We are now at. A new location large gin n tonic and b lemons,heat is incredible ( not complaining) just saying crotoy nice place will search after tea maybe when cooler ,aires is huge 7 euro per night,2euro for services


----------



## The laird (Jul 2, 2018)

*All quiet here*

Hey guys ,no probs like runnach ,were totally chilled ,far out man ,either that or this bl- - dy gins kicked in 
I’m so happy


----------



## The laird (Jul 2, 2018)

Wonder what would happen if we lit a fire pitt:lol-049:
Theyd say mad English that’s ok I’m a jock


----------



## Nabsim (Jul 2, 2018)

The laird said:


> Wonder what would happen if we lit a fire pitt:lol-049:
> Theyd say mad English that’s ok I’m a jock



Oi you, no getting us a bad name I dont want kicking out next year


----------



## The laird (Jul 2, 2018)

I will leave that to short er-e terry aka runnach ,but he’s dual passport wonder how that works cause he is scared shi-less o b :drive:


----------



## Wooie1958 (Jul 2, 2018)

The laird said:


> We are now at. A new location large gin n tonic and b lemons,heat is incredible ( not complaining) just saying crotoy nice place will search after tea maybe when cooler ,aires is huge 7 euro per night,2euro for services




Has the old chap in a white van arrived yet selling wine  ? 

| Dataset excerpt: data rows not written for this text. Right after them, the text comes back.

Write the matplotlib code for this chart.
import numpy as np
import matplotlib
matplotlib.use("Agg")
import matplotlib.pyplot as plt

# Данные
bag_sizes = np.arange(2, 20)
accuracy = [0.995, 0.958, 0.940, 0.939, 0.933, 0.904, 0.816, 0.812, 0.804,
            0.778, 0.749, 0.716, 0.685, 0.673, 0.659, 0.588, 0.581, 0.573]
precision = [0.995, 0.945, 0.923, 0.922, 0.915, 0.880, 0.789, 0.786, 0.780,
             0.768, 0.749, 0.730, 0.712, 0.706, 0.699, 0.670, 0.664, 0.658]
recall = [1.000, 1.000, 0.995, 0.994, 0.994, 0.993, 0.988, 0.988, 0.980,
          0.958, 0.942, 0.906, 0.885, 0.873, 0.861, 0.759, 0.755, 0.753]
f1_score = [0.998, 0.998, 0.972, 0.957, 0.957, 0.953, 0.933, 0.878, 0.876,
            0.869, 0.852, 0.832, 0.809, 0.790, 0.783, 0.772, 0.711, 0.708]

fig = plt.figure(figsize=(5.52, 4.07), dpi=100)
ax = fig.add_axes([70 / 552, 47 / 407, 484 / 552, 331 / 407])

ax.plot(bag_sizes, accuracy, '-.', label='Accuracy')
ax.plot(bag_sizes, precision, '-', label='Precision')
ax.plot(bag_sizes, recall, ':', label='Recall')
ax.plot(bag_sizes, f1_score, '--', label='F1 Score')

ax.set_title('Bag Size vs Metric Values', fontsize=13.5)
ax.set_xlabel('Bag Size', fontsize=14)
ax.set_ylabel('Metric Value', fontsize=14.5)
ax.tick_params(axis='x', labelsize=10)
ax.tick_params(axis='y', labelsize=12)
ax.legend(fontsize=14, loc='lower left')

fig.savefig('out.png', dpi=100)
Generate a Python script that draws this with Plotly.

He did a roaring trade last time we was there and had to go away and restock the van before selling that lot as well     :cheers:


----------



## The laird (Jul 2, 2018)

Wooie1958 said:


> Has the old chap in a white van arrived yet selling wine  ?
> 
> He did a roaring trade last time we was there and had to go away and restock the van before selling that lot as well     :cheers:



No yet but had the guy on his bike selling garlic


----------